- [Material]:

····················

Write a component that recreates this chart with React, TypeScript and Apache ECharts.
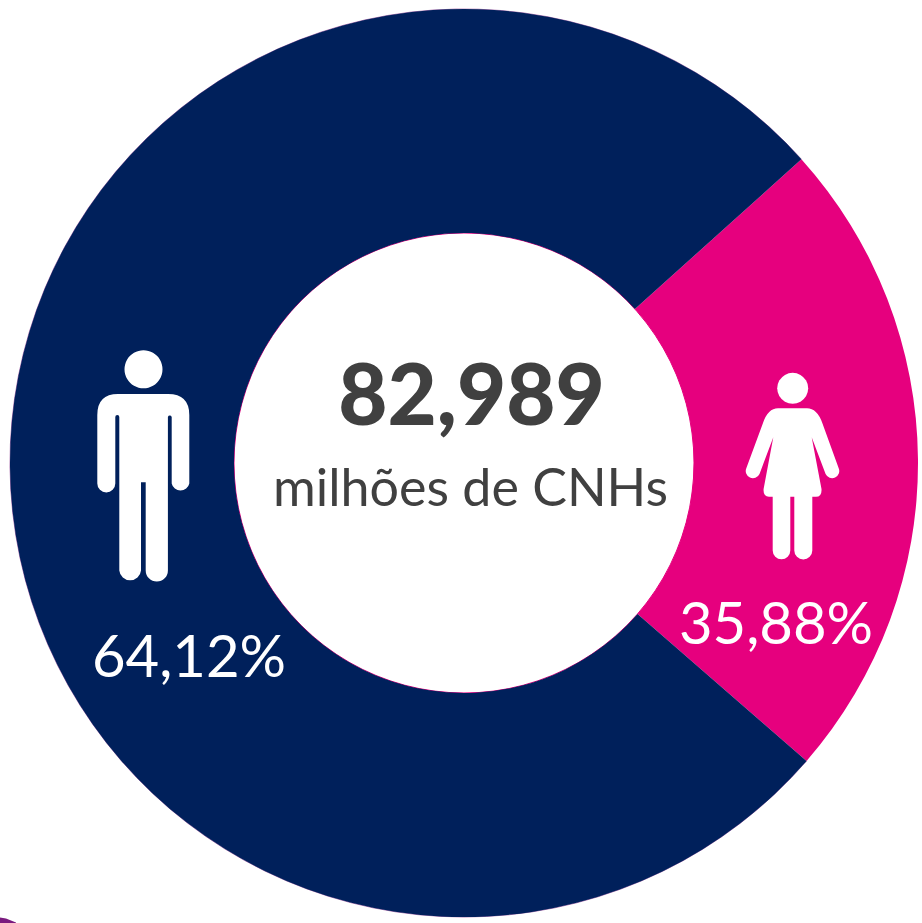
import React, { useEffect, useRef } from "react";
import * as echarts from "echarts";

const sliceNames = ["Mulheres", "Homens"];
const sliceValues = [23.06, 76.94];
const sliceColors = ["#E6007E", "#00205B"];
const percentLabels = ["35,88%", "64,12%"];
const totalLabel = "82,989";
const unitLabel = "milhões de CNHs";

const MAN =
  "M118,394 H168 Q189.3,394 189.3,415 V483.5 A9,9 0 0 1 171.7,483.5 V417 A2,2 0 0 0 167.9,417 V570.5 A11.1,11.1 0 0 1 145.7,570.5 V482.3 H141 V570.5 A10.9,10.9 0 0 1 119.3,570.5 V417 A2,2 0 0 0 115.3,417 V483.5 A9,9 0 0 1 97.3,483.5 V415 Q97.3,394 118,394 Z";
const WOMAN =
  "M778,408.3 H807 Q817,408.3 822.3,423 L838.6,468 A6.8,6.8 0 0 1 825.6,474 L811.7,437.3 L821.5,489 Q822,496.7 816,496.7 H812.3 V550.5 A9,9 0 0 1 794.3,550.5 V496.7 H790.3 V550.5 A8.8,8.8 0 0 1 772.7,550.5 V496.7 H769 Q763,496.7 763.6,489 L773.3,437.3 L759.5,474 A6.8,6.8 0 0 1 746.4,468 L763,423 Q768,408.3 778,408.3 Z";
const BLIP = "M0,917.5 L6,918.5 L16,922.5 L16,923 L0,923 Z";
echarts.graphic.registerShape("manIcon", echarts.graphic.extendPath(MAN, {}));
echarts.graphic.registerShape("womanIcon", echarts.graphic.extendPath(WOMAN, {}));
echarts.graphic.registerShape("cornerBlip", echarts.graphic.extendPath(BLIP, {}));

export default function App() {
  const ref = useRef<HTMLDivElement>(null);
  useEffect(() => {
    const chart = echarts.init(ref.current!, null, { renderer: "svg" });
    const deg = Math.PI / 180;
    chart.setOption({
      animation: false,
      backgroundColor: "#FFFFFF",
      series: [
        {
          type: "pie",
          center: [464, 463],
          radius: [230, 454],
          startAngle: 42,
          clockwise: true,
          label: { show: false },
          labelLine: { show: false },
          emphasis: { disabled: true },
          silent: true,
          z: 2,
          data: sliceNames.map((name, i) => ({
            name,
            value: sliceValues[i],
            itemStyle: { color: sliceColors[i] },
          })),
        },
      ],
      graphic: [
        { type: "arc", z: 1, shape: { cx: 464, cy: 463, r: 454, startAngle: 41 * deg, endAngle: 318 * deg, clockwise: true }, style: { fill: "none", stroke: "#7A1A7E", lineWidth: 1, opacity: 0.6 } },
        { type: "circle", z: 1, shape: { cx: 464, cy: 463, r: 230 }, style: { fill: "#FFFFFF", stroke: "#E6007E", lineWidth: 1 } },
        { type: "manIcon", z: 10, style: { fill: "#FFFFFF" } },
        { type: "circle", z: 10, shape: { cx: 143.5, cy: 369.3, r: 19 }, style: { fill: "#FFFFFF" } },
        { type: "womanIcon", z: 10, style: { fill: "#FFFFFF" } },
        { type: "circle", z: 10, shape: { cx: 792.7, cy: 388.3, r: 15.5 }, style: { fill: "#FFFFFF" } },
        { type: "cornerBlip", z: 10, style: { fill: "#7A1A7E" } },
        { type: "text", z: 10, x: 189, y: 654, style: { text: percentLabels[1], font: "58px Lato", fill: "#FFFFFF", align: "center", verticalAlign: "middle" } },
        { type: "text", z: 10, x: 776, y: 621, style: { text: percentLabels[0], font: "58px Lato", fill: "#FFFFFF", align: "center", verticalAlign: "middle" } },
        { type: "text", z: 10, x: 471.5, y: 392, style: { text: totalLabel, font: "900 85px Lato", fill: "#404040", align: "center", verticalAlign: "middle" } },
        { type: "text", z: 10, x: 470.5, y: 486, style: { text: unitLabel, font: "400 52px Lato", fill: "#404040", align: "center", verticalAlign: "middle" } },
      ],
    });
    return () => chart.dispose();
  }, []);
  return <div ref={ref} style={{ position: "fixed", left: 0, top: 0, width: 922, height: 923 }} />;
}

····················

- [Problem to work on]:
Reproduce each line exactly, please, except for any pictures.

- [Answer to this task]:
Write a component that recreates this chart with React, TypeScript and Apache ECharts.
import React, { useEffect, useRef } from "react";
import * as echarts from "echarts";

const sliceNames = ["Mulheres", "Homens"];
const sliceValues = [23.06, 76.94];
const sliceColors = ["#E6007E", "#00205B"];
const percentLabels = ["35,88%", "64,12%"];
const totalLabel = "82,989";
const unitLabel = "milhões de CNHs";

const MAN =
  "M118,394 H168 Q189.3,394 189.3,415 V483.5 A9,9 0 0 1 171.7,483.5 V417 A2,2 0 0 0 167.9,417 V570.5 A11.1,11.1 0 0 1 145.7,570.5 V482.3 H141 V570.5 A10.9,10.9 0 0 1 119.3,570.5 V417 A2,2 0 0 0 115.3,417 V483.5 A9,9 0 0 1 97.3,483.5 V415 Q97.3,394 118,394 Z";
const WOMAN =
  "M778,408.3 H807 Q817,408.3 822.3,423 L838.6,468 A6.8,6.8 0 0 1 825.6,474 L811.7,437.3 L821.5,489 Q822,496.7 816,496.7 H812.3 V550.5 A9,9 0 0 1 794.3,550.5 V496.7 H790.3 V550.5 A8.8,8.8 0 0 1 772.7,550.5 V496.7 H769 Q763,496.7 763.6,489 L773.3,437.3 L759.5,474 A6.8,6.8 0 0 1 746.4,468 L763,423 Q768,408.3 778,408.3 Z";
const BLIP = "M0,917.5 L6,918.5 L16,922.5 L16,923 L0,923 Z";
echarts.graphic.registerShape("manIcon", echarts.graphic.extendPath(MAN, {}));
echarts.graphic.registerShape("womanIcon", echarts.graphic.extendPath(WOMAN, {}));
echarts.graphic.registerShape("cornerBlip", echarts.graphic.extendPath(BLIP, {}));

export default function App() {
  const ref = useRef<HTMLDivElement>(null);
  useEffect(() => {
    const chart = echarts.init(ref.current!, null, { renderer: "svg" });
    const deg = Math.PI / 180;
    chart.setOption({
      animation: false,
      backgroundColor: "#FFFFFF",
      series: [
        {
          type: "pie",
          center: [464, 463],
          radius: [230, 454],
          startAngle: 42,
          clockwise: true,
          label: { show: false },
          labelLine: { show: false },
          emphasis: { disabled: true },
          silent: true,
          z: 2,
          data: sliceNames.map((name, i) => ({
            name,
            value: sliceValues[i],
            itemStyle: { color: sliceColors[i] },
          })),
        },
      ],
      graphic: [
        { type: "arc", z: 1, shape: { cx: 464, cy: 463, r: 454, startAngle: 41 * deg, endAngle: 318 * deg, clockwise: true }, style: { fill: "none", stroke: "#7A1A7E", lineWidth: 1, opacity: 0.6 } },
        { type: "circle", z: 1, shape: { cx: 464, cy: 463, r: 230 }, style: { fill: "#FFFFFF", stroke: "#E6007E", lineWidth: 1 } },
        { type: "manIcon", z: 10, style: { fill: "#FFFFFF" } },
        { type: "circle", z: 10, shape: { cx: 143.5, cy: 369.3, r: 19 }, style: { fill: "#FFFFFF" } },
        { type: "womanIcon", z: 10, style: { fill: "#FFFFFF" } },
        { type: "circle", z: 10, shape: { cx: 792.7, cy: 388.3, r: 15.5 }, style: { fill: "#FFFFFF" } },
        { type: "cornerBlip", z: 10, style: { fill: "#7A1A7E" } },
        { type: "text", z: 10, x: 189, y: 654, style: { text: percentLabels[1], font: "58px Lato", fill: "#FFFFFF", align: "center", verticalAlign: "middle" } },
        { type: "text", z: 10, x: 776, y: 621, style: { text: percentLabels[0], font: "58px Lato", fill: "#FFFFFF", align: "center", verticalAlign: "middle" } },
        { type: "text", z: 10, x: 471.5, y: 392, style: { text: totalLabel, font: "900 85px Lato", fill: "#404040", align: "center", verticalAlign: "middle" } },
        { type: "text", z: 10, x: 470.5, y: 486, style: { text: unitLabel, font: "400 52px Lato", fill: "#404040", align: "center", verticalAlign: "middle" } },
      ],
    });
    return () => chart.dispose();
  }, []);
  return <div ref={ref} style={{ position: "fixed", left: 0, top: 0, width: 922, height: 923 }} />;
}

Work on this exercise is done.